The neural network will be able to represent complex models that form non-linear hypotheses. 
For this week, we will be using parameters from a neural network that we have already trained. 
The goal is to implement the feedforward propagation algorithm to use our weights for prediction.

In [2]:
import numpy as np
import matplotlib.pyplot as plt
import scipy

In [3]:
data1 = scipy.io.loadmat('./data/ex3data1.mat')
X1 = data1['X']
y1 = data1['y']
y1 = y1.T[0]      # Convert vertical vector to horizontal array
X1.shape, y1.shape

((5000, 400), (5000,))

## Model representation
This neural network has 3 layers – an input layer, a hidden layer and an output layer. 
Recall that our inputs are pixel values of digit images. Since the images are of size 20×20, this gives us 400 input layer units (excluding the extra bias unit which always outputs +1). 

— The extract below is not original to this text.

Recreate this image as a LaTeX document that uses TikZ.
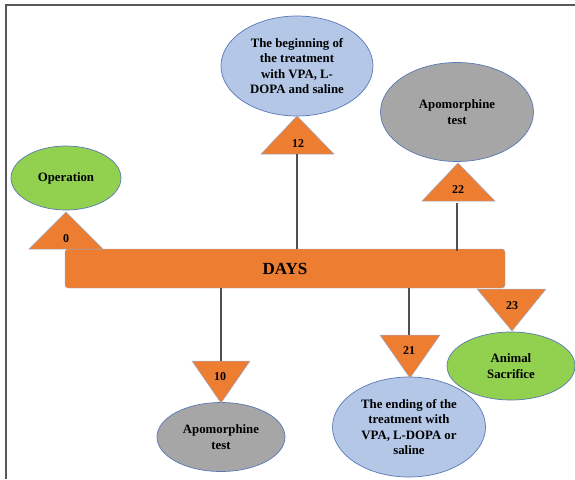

We have been provided with a set of network parameters (Θ(1) ,Θ(2))
already trained by us. These are stored in `ex3weights.mat` and will be
loaded into `Theta1` and `Theta2`.
 
The parameters have dimensions that are sized for a neural network with 25 units in the second 
layer and 10 output units (corresponding to the 10 digit classes).

![Neural Network Model](./data/neuralnetwork.png)

In [4]:
weights = scipy.io.loadmat('./data/ex3weights.mat')
Theta1 = weights['Theta1']
Theta2 = weights['Theta2']
Theta1.shape, Theta2.shape

((25, 401), (10, 26))

## Feedforward Propagation and Prediction
Now we implement feedforward propagation for the neural network. 
The code in `predict` returns the neural network’s prediction.

We implement the feedforward computation that computes $ (h_\theta(x^{(i)}) )$ for every example $( i)$ and returns the associated predictions. Similar to the one-vs-all classification strategy, the prediction from the neural network will be the label that has the largest output, $( (h_\theta(x))_k )$. 

Finally, we call  `predict` function using the loaded set of parameters for `Theta1` and `Theta2` on all the data, and we calculate the accurasy of the model. We should see that the accuracy is about 97.5%. 

In [5]:
def activation(x, Theta):
    return 1 / (1 + np.exp(-Theta @ x))

def predict(x, Thetas=[Theta1, Theta2]):
    layer = x
    for Theta in Thetas:
        layer = np.hstack((1.0, layer.copy()))
        layer = activation(layer, Theta)
    return layer

In [6]:
n = 1000 # let's predict the 1000th element
print(predict(X1[n]))
print(np.round(predict(X1[n])))
y1[n], np.argmax(predict(X1[n])) + 1

[3.85613838e-04 9.68544083e-01 1.92134752e-03 1.38526834e-04
 3.20810992e-03 7.01713717e-04 6.45235792e-04 1.66993752e-02
 1.00700486e-01 3.25396474e-03]
[0. 1. 0. 0. 0. 0. 0. 0. 0. 0.]


(2, 2)

In [7]:
# Note that the NN is trained with 1 indexing, and zero digit mapping to 10
# Hence need to add one to our predicted indices
y_true = y1
y_hat = np.array([np.argmax(predict(X1[i]))+1 for i in range(len(X1))])

In [8]:
accuracy = sum(y_hat == y_true) / len(y_true)
accuracy

0.9752